◆ **EXERCISE INPUT**:
****************

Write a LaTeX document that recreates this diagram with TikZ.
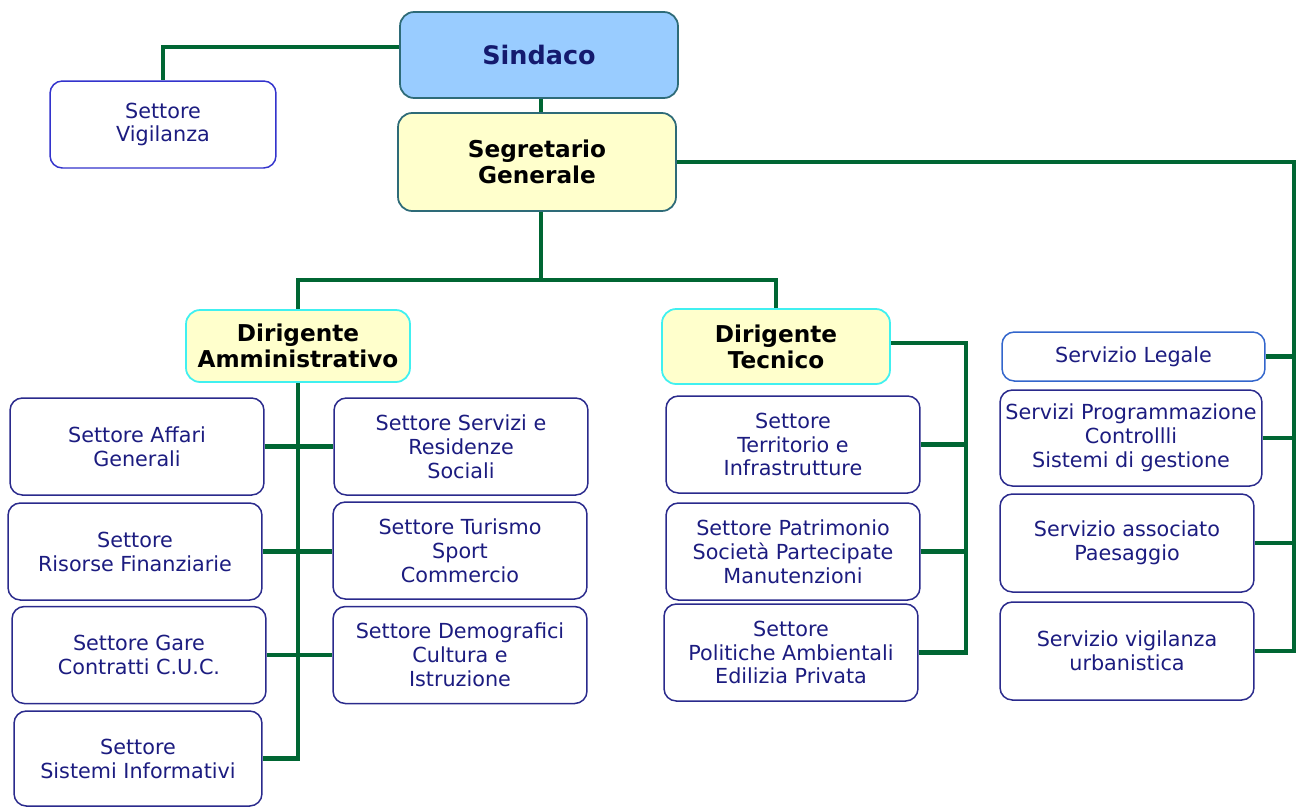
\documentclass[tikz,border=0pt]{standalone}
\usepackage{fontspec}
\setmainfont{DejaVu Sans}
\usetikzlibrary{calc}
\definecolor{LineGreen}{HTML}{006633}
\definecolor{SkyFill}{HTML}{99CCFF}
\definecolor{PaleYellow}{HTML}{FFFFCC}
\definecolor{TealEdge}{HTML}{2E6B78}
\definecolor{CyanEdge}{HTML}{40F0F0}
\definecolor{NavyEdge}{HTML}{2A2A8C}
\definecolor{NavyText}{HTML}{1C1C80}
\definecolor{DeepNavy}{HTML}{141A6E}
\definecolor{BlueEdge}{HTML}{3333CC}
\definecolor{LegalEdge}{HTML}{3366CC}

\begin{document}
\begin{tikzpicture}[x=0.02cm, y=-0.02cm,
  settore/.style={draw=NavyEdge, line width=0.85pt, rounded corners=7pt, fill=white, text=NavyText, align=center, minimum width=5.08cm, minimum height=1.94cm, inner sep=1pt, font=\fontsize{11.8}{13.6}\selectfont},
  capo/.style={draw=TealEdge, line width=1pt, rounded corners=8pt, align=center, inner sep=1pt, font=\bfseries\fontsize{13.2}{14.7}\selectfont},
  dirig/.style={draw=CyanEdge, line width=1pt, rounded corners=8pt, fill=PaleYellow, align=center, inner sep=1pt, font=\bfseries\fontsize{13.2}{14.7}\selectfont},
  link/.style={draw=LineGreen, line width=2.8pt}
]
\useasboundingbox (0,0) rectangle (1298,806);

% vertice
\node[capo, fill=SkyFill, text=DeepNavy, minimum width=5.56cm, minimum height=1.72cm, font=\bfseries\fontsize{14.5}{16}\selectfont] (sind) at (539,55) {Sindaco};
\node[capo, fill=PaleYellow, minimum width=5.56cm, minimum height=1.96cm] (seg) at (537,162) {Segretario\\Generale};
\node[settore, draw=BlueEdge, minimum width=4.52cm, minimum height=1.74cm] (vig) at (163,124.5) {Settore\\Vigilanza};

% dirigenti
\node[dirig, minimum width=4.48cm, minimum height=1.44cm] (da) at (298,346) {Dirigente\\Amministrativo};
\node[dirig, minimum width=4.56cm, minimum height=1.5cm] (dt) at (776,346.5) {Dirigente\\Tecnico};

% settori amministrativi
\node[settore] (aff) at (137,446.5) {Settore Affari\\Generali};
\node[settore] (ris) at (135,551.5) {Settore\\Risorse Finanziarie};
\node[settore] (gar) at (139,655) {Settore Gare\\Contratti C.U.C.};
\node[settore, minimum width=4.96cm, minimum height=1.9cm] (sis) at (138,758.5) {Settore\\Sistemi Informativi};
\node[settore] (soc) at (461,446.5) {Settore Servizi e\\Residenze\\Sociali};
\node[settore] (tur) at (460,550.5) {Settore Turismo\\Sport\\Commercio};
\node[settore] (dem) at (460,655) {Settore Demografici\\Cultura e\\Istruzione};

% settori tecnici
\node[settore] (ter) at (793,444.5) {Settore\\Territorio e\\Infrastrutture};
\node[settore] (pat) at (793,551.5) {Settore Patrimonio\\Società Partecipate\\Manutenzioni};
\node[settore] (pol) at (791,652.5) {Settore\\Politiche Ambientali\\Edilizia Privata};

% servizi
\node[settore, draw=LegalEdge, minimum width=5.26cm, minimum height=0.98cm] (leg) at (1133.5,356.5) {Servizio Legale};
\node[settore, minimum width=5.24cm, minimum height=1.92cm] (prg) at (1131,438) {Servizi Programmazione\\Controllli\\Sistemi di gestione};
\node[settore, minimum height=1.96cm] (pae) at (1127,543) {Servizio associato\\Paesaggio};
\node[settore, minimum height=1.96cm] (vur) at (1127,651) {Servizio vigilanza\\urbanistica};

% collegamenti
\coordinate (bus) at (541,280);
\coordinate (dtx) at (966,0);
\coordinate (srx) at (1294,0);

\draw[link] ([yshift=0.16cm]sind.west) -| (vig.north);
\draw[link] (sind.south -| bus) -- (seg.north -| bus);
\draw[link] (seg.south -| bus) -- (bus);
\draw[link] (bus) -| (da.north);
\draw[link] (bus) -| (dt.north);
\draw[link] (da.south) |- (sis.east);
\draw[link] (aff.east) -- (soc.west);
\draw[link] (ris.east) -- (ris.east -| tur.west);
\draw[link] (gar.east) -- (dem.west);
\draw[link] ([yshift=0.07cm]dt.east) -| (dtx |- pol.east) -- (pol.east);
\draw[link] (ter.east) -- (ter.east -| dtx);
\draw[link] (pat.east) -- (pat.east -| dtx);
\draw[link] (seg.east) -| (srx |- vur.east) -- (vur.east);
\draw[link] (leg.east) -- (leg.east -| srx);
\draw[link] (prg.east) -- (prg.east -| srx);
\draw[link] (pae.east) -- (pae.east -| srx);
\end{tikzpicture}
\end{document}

****************

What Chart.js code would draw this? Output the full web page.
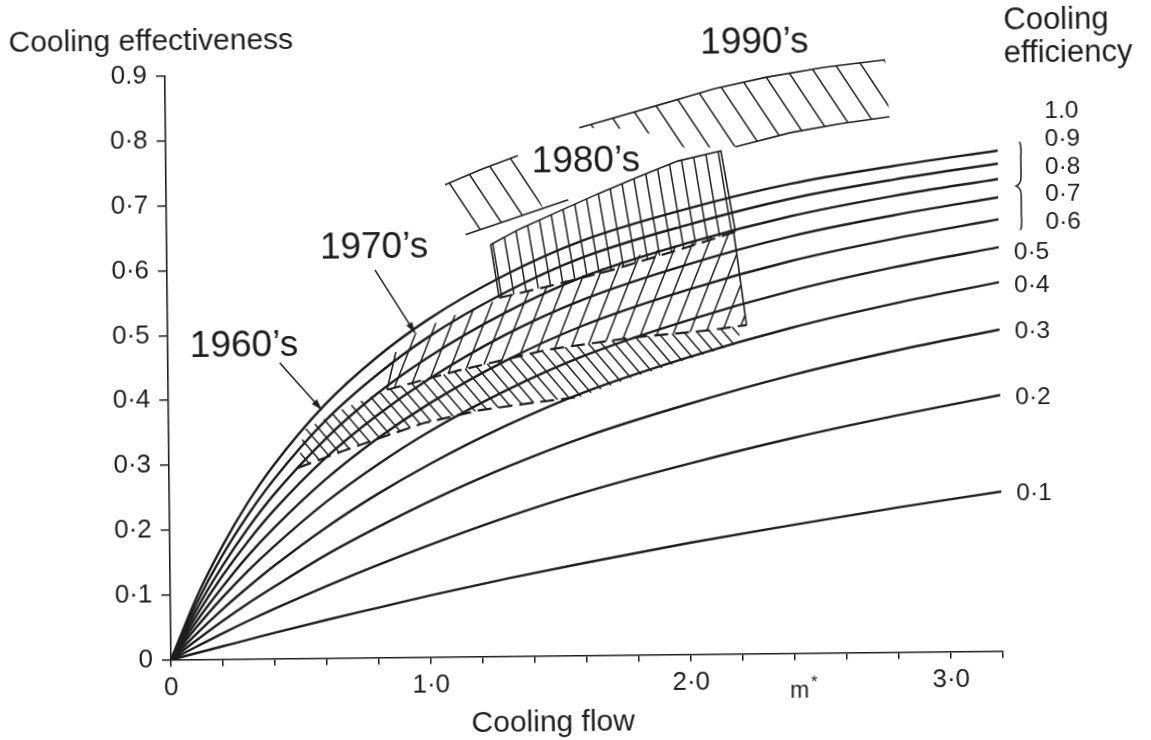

****************

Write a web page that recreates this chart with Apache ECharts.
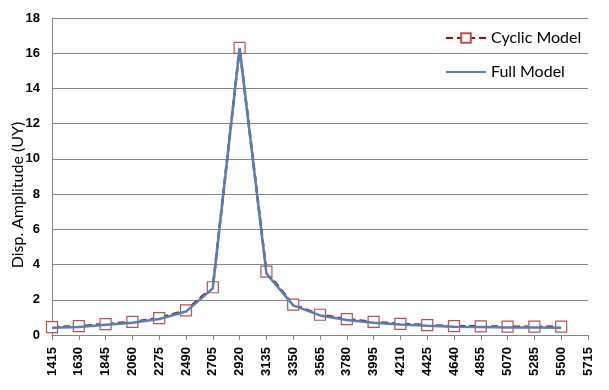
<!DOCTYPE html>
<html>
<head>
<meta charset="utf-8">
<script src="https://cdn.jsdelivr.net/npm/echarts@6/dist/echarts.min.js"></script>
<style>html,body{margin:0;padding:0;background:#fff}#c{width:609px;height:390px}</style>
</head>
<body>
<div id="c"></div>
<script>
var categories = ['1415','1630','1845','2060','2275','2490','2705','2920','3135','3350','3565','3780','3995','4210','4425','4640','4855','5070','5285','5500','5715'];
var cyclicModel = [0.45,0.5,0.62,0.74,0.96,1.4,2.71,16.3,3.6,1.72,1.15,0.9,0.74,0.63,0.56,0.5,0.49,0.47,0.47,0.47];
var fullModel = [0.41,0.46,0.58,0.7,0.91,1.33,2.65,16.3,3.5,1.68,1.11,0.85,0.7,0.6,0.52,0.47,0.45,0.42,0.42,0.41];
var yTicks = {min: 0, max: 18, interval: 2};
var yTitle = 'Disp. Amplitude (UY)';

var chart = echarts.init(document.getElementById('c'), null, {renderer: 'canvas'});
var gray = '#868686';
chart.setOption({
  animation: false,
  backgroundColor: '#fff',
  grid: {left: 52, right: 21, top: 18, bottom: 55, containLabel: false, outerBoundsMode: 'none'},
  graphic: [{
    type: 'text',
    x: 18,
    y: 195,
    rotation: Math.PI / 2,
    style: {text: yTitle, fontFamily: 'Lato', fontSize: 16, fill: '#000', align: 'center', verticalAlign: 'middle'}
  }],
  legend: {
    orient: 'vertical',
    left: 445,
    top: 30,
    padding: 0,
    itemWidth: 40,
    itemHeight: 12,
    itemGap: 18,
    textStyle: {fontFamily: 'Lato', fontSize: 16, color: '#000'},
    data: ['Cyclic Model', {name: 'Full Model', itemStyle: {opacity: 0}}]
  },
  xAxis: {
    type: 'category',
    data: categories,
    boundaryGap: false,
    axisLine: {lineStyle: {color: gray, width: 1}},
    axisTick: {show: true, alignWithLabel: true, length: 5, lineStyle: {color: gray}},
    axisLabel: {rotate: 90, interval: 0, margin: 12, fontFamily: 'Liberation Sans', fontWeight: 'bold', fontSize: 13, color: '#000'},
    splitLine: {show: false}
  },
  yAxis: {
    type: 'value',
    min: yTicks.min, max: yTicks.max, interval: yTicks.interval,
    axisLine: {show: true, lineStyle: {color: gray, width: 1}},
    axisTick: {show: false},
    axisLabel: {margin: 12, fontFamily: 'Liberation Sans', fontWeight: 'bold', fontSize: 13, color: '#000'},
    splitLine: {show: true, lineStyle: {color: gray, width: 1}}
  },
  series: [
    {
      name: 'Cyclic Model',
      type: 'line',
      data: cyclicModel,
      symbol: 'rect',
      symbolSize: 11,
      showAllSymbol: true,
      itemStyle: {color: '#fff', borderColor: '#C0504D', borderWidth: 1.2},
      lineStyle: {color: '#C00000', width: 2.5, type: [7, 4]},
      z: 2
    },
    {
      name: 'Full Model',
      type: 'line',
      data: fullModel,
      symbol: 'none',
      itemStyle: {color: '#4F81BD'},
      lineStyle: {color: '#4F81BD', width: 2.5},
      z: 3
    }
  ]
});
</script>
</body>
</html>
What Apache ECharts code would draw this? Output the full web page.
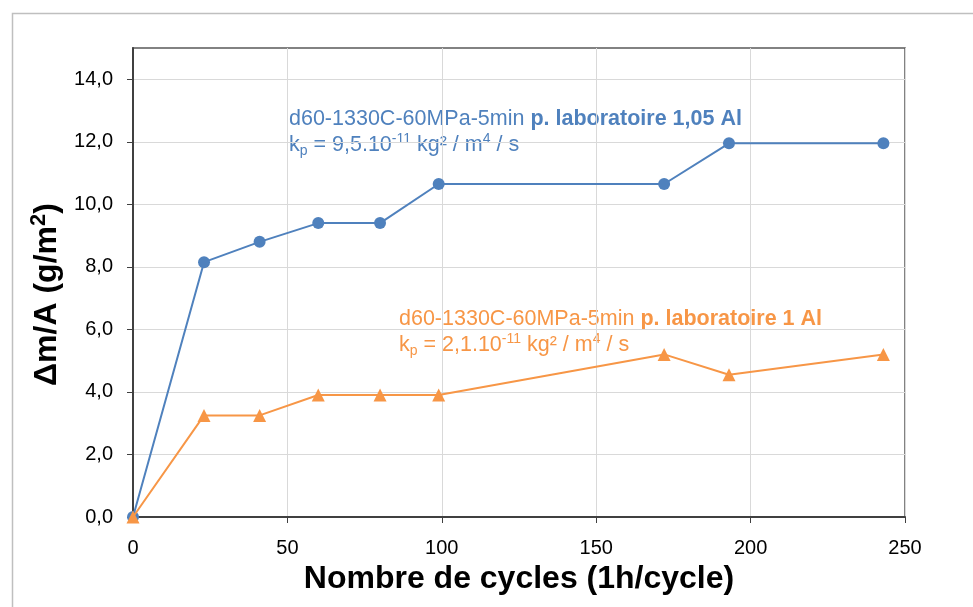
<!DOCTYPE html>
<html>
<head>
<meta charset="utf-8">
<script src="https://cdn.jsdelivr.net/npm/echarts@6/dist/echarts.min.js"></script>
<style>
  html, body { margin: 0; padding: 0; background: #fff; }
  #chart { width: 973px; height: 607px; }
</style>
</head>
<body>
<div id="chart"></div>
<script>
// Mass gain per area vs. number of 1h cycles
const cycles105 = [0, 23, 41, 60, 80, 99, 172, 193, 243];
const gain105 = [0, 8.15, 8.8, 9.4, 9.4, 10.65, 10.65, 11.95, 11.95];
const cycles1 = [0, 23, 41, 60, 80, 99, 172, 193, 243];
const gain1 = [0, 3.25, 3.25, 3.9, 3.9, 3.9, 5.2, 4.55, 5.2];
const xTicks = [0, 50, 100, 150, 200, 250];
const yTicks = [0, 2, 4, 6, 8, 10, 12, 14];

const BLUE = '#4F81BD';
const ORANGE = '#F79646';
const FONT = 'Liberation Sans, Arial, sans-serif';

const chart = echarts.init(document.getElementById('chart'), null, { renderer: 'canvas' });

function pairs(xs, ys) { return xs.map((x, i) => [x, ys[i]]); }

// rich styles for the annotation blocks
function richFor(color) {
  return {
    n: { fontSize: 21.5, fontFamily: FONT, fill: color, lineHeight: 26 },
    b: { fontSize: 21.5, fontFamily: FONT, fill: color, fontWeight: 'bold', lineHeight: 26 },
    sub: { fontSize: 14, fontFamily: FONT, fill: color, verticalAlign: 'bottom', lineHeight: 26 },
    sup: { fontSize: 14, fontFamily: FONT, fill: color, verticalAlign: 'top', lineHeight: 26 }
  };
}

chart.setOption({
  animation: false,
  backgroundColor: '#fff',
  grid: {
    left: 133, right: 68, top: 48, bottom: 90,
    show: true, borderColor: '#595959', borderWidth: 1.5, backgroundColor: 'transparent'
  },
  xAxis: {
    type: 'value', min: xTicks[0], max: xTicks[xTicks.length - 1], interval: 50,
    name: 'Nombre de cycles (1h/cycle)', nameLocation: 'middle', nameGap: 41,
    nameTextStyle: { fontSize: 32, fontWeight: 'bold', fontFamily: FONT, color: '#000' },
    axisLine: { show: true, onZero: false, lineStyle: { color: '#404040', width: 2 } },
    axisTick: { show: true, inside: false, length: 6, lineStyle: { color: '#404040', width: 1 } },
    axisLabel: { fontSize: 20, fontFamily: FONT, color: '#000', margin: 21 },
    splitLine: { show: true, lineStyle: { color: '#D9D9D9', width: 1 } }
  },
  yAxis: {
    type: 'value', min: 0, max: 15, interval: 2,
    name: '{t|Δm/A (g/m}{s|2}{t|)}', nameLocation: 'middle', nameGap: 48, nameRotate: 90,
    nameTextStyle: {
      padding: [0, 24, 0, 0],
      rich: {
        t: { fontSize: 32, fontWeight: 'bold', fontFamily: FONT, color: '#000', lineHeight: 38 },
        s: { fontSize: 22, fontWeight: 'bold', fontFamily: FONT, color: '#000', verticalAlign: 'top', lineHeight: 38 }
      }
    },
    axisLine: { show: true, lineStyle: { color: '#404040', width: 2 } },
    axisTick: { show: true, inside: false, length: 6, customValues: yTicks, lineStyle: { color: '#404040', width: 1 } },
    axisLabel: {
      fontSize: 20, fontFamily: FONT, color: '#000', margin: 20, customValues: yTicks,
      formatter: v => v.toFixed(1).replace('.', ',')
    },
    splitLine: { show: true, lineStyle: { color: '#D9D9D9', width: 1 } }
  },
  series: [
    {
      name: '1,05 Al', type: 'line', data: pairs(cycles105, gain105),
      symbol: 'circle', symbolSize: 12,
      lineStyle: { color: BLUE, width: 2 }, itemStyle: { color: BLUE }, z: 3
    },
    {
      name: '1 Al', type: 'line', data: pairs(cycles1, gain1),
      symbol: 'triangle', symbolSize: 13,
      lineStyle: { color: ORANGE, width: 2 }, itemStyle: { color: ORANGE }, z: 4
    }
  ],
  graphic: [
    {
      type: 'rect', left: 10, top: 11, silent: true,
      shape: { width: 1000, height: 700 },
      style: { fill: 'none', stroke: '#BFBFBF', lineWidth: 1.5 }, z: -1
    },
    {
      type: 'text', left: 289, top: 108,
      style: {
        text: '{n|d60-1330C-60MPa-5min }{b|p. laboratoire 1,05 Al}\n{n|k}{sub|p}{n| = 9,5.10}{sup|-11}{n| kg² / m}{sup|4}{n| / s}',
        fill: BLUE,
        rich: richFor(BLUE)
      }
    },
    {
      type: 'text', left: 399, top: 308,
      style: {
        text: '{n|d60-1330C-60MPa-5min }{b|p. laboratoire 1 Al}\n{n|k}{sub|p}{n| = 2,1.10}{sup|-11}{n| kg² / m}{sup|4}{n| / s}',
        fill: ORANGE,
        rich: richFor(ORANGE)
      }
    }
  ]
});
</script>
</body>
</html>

****************

Make an exact copy of the lines from the one that contains "Write a LaTeX" through the one that contains "minimum width=4.56cm, minimum", both included, and no other lines. Pictures are skipped.

◆ **EXPECTED OUTPUT**:
Write a LaTeX document that recreates this diagram with TikZ.
\documentclass[tikz,border=0pt]{standalone}
\usepackage{fontspec}
\setmainfont{DejaVu Sans}
\usetikzlibrary{calc}
\definecolor{LineGreen}{HTML}{006633}
\definecolor{SkyFill}{HTML}{99CCFF}
\definecolor{PaleYellow}{HTML}{FFFFCC}
\definecolor{TealEdge}{HTML}{2E6B78}
\definecolor{CyanEdge}{HTML}{40F0F0}
\definecolor{NavyEdge}{HTML}{2A2A8C}
\definecolor{NavyText}{HTML}{1C1C80}
\definecolor{DeepNavy}{HTML}{141A6E}
\definecolor{BlueEdge}{HTML}{3333CC}
\definecolor{LegalEdge}{HTML}{3366CC}

\begin{document}
\begin{tikzpicture}[x=0.02cm, y=-0.02cm,
  settore/.style={draw=NavyEdge, line width=0.85pt, rounded corners=7pt, fill=white, text=NavyText, align=center, minimum width=5.08cm, minimum height=1.94cm, inner sep=1pt, font=\fontsize{11.8}{13.6}\selectfont},
  capo/.style={draw=TealEdge, line width=1pt, rounded corners=8pt, align=center, inner sep=1pt, font=\bfseries\fontsize{13.2}{14.7}\selectfont},
  dirig/.style={draw=CyanEdge, line width=1pt, rounded corners=8pt, fill=PaleYellow, align=center, inner sep=1pt, font=\bfseries\fontsize{13.2}{14.7}\selectfont},
  link/.style={draw=LineGreen, line width=2.8pt}
]
\useasboundingbox (0,0) rectangle (1298,806);

% vertice
\node[capo, fill=SkyFill, text=DeepNavy, minimum width=5.56cm, minimum height=1.72cm, font=\bfseries\fontsize{14.5}{16}\selectfont] (sind) at (539,55) {Sindaco};
\node[capo, fill=PaleYellow, minimum width=5.56cm, minimum height=1.96cm] (seg) at (537,162) {Segretario\\Generale};
\node[settore, draw=BlueEdge, minimum width=4.52cm, minimum height=1.74cm] (vig) at (163,124.5) {Settore\\Vigilanza};

% dirigenti
\node[dirig, minimum width=4.48cm, minimum height=1.44cm] (da) at (298,346) {Dirigente\\Amministrativo};
\node[dirig, minimum width=4.56cm, minimum height=1.5cm] (dt) at (776,346.5) {Dirigente\\Tecnico};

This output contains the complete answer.